As India boldly pitches for the 2036 Olympics, a silent, invisible opponent is winning the battle on the ground. It isn’t a rival nation or a lack of funding, it is the very air India’s elite athletes breathe.
From the shooting ranges of Delhi to the hockey turfs of Sonepat, the “window to win” is shrinking. In a series of startling first-person accounts shared with The Indian Express, national coaches and World Cup stars have revealed the physical toll of training in India’s National Capital Region (NCR).
A shooter’s nightmare: Eye irritation and ‘numbness’

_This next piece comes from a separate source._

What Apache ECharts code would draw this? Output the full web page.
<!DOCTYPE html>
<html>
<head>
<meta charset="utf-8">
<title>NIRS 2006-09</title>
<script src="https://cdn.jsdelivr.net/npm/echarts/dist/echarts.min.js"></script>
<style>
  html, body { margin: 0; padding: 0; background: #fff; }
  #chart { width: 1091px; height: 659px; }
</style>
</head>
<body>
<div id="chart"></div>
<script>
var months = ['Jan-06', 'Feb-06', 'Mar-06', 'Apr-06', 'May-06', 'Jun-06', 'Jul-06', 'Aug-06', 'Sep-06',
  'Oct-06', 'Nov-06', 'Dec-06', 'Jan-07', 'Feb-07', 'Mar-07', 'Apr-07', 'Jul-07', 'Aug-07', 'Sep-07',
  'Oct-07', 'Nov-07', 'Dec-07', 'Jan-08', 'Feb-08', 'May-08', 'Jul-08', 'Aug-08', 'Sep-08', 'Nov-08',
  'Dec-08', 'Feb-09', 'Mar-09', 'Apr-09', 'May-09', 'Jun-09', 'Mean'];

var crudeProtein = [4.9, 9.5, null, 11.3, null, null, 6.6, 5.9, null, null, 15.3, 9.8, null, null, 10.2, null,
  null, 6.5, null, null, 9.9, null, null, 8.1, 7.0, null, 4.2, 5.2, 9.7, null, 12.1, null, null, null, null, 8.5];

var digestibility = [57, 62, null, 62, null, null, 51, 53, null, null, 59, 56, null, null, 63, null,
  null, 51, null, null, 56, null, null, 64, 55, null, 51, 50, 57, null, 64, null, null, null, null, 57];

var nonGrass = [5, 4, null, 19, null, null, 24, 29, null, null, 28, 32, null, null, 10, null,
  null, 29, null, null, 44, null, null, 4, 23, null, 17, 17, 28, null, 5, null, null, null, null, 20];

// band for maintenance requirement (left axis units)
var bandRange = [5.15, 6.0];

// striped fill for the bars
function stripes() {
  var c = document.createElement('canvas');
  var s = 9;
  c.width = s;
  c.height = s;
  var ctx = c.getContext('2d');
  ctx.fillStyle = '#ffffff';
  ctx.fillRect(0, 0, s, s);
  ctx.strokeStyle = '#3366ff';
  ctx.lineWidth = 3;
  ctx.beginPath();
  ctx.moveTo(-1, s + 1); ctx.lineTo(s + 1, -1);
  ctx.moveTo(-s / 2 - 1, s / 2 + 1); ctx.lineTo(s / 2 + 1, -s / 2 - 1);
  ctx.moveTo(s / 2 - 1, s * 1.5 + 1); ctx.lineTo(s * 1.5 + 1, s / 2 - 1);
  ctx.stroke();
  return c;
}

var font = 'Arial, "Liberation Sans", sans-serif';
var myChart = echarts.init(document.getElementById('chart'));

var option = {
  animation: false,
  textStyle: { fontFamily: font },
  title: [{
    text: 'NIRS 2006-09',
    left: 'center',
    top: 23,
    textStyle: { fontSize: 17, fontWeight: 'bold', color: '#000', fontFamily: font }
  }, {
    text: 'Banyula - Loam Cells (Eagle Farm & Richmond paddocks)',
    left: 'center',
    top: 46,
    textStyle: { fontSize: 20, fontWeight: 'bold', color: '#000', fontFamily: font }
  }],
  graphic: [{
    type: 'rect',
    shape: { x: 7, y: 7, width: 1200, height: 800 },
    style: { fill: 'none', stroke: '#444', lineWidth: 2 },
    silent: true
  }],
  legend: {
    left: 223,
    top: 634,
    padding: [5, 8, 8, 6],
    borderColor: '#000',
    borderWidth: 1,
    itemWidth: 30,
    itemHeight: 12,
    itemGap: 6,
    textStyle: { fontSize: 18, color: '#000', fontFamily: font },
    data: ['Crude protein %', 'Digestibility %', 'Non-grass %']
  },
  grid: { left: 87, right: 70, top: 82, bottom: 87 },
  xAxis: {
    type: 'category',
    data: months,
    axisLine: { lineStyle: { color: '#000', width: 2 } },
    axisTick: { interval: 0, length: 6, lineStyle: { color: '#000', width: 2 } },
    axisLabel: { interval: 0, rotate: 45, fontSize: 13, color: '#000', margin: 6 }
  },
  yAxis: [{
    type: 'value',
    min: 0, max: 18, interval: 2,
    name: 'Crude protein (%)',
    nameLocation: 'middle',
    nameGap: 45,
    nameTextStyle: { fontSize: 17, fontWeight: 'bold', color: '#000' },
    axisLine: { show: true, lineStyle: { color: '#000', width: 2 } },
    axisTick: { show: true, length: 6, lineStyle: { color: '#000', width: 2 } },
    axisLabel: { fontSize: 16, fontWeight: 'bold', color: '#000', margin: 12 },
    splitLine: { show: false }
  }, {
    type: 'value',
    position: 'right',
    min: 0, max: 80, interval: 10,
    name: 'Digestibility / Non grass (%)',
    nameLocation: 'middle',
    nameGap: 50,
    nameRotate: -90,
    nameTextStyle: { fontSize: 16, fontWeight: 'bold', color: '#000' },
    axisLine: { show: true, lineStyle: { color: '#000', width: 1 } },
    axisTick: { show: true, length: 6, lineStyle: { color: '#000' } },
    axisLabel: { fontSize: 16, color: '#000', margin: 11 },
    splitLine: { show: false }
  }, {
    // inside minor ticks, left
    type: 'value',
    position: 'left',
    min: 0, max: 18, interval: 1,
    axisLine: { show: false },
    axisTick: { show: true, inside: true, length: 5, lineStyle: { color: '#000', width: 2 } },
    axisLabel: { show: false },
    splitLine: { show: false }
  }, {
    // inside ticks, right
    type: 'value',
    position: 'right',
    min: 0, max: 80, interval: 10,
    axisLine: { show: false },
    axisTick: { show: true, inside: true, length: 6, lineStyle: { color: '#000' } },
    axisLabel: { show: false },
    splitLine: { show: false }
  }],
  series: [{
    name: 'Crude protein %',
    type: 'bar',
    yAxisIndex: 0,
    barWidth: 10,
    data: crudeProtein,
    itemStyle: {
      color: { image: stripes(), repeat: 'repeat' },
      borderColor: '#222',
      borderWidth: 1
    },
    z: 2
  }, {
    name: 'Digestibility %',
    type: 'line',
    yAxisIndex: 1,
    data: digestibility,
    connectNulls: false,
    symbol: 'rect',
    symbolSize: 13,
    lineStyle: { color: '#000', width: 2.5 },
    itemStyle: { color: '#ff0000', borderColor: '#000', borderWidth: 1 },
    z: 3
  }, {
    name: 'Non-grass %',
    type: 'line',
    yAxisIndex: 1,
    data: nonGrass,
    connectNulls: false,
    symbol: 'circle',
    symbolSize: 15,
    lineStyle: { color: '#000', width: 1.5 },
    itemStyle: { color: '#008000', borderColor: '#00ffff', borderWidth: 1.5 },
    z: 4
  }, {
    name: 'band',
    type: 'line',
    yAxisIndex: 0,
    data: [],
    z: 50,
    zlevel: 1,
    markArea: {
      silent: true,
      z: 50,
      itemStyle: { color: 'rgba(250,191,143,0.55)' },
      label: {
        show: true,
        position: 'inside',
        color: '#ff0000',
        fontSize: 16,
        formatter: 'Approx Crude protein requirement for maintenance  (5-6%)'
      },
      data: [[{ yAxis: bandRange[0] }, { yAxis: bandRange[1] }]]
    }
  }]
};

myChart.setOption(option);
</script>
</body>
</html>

For a shooter, victory is measured in millimeters. But as National Rifle Coach Deepali Deshpande explains, pollution is literally blurring the vision of India’s medal hopefuls. “Eye irritation because of the pollution causes blurring, which impacts a shot,” Deshpande told The Indian Express.
It isn’t just the smog. The extreme transition from humid summers to bone-dry winters in North India creates a “grip crisis.” Fingers lose sensitivity, becoming numb to the touch of the trigger, a sport where “feel” is everything. The smog is now so thick in 50m outdoor events that sightings are often impossible, forcing teams to flee to Bhopal just to find clear skies.

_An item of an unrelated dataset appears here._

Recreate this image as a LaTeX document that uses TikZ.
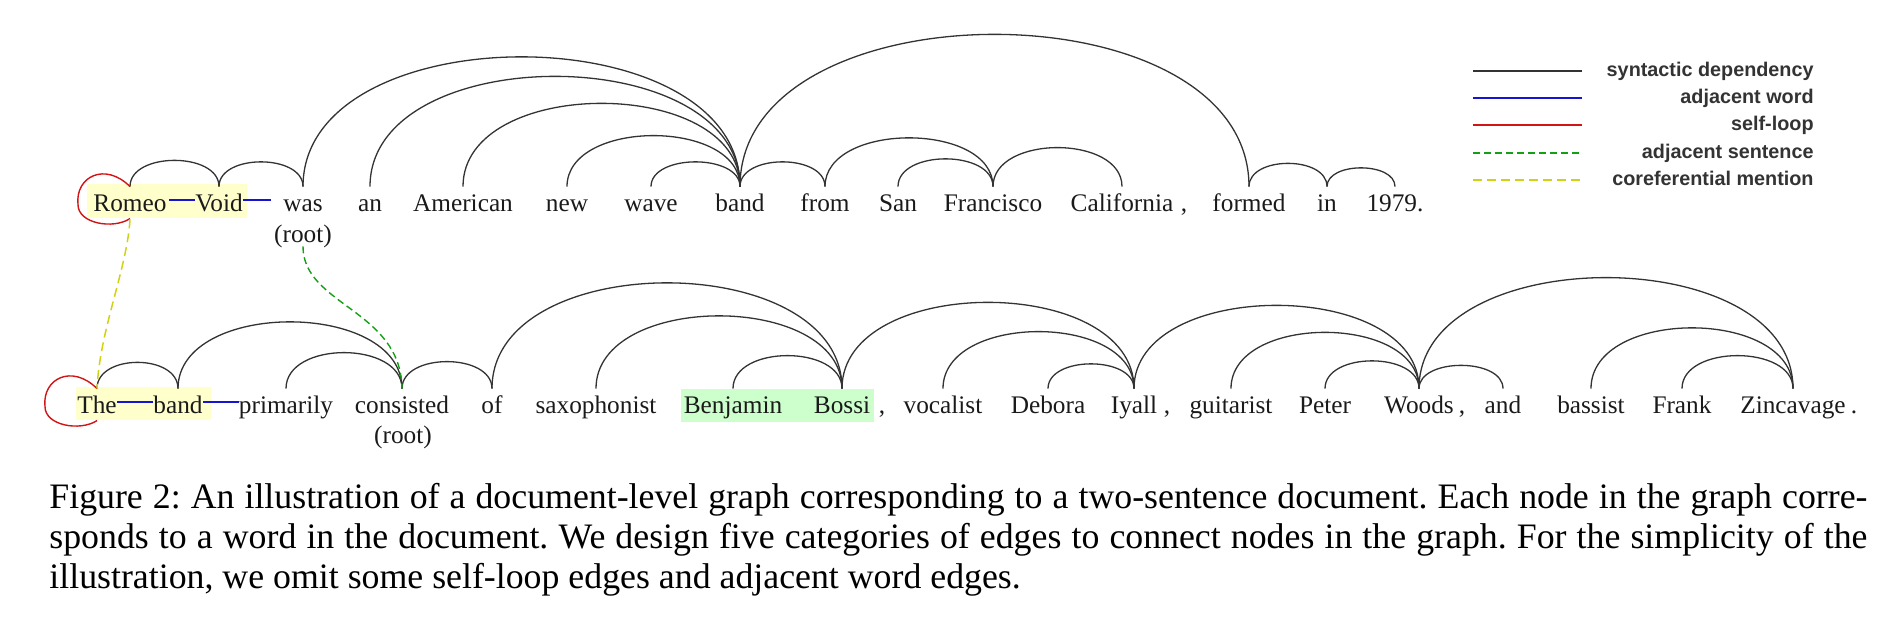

The Captain’s ordeal: From the turf to the clinic
The story is even grimmer for high-intensity endurance athletes. Preeti Panchal, who captained India at the 2023 Junior Hockey World Cup, recalled a terrifying moment at the SAI centre in Sonepat where her breathing suddenly turned into a “harsh bout of coughing.”

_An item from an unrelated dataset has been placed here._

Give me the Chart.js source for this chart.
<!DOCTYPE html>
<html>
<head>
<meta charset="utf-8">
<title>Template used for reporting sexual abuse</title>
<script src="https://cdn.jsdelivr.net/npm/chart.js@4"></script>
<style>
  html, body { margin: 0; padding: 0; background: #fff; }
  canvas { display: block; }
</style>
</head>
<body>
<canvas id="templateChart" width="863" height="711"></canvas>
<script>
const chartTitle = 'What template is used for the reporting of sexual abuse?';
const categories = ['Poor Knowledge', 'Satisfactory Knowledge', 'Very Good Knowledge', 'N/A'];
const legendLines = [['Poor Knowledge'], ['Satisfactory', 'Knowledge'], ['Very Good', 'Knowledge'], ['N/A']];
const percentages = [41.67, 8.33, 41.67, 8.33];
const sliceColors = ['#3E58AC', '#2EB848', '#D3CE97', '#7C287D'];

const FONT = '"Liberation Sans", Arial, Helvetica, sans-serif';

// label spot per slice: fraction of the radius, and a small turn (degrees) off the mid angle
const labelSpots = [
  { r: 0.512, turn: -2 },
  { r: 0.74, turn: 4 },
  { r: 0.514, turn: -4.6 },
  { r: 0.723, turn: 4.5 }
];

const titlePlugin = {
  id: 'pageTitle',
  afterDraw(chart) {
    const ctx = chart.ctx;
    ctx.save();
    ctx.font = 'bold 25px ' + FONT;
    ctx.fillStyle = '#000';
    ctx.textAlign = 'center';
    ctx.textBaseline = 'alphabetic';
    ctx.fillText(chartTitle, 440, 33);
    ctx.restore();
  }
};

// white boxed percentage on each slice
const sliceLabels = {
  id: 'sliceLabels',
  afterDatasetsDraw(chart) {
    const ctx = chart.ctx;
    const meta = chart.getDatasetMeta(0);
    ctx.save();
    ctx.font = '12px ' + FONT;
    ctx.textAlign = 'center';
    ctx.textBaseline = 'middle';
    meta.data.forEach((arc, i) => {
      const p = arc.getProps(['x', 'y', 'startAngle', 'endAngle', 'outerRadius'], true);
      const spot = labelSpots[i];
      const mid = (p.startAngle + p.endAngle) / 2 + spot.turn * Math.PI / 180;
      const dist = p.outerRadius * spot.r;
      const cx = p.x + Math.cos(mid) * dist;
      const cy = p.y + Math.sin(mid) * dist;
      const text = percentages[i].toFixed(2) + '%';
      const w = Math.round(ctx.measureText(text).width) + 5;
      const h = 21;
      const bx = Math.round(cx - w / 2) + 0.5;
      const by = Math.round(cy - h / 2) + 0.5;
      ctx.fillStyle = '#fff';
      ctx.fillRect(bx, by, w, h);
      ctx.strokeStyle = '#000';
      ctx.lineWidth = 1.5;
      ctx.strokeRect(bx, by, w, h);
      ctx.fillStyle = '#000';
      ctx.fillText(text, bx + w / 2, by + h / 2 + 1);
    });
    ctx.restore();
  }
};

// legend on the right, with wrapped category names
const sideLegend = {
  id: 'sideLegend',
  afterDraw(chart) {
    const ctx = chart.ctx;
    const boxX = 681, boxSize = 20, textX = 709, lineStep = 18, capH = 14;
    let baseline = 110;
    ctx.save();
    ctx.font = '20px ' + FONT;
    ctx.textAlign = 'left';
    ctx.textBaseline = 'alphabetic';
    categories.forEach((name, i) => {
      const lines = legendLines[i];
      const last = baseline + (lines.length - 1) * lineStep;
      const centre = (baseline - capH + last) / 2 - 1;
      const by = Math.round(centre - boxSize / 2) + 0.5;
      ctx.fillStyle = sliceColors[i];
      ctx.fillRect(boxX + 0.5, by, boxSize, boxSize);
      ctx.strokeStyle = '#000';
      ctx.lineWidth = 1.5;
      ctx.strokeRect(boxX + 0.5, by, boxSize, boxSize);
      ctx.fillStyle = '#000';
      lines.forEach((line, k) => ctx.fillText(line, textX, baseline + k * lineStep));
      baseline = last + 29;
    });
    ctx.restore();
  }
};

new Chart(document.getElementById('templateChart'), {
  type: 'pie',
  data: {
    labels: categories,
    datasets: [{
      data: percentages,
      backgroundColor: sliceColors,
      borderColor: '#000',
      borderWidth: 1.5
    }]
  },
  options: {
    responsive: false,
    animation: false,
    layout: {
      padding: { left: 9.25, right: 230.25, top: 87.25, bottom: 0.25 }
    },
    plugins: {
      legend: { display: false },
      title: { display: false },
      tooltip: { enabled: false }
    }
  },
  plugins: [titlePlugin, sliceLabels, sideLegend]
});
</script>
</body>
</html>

The diagnosis? A respiratory condition triggered directly by air quality. “What followed was a difficult six-month period of persistent coughing, throat infections and allergies,” Panchal was quoted by The Indian Express.. The pollution doesn’t just impact the lungs; the dust settles on the turf, making it slippery and turning a routine practice session into an injury trap.
Why India’s medal factories are trapped
The geography of Indian success has become its greatest liability. The “Indo-Gangetic belt”, home to the nation’s most storied nurseries like NIS Patiala and the National Centres of Excellence in Sonepat and Rohtak, is now a respiratory hazard. These aren’t just training grounds; they are the literal birthplaces of Indian glory, having polished nearly 70% of India’s Olympic medallists over the last two cycles.
However, medical experts suggest the current setup is unsustainable. Dr. Randeep Guleria, the former AIIMS chief, argues that the sheer physiological strain on the heart, brain, and lungs while training in this belt makes it an impossible environment for high-performance sport. His solution is a radical “Migration Strategy”: moving India’s elite base camps entirely out of central and northern India to regions where the air doesn’t actively sabotages a player’s exercise capacity.
The 2036 Olympic question
While international badminton stars have already voiced concerns to the International Olympic Committee (IOC), the message from India’s coaching elite is clear: If India wants to host the world in 2036, it must first protect its own. It must ensure that “the air that India breathes” doesn’t become the reason it loses.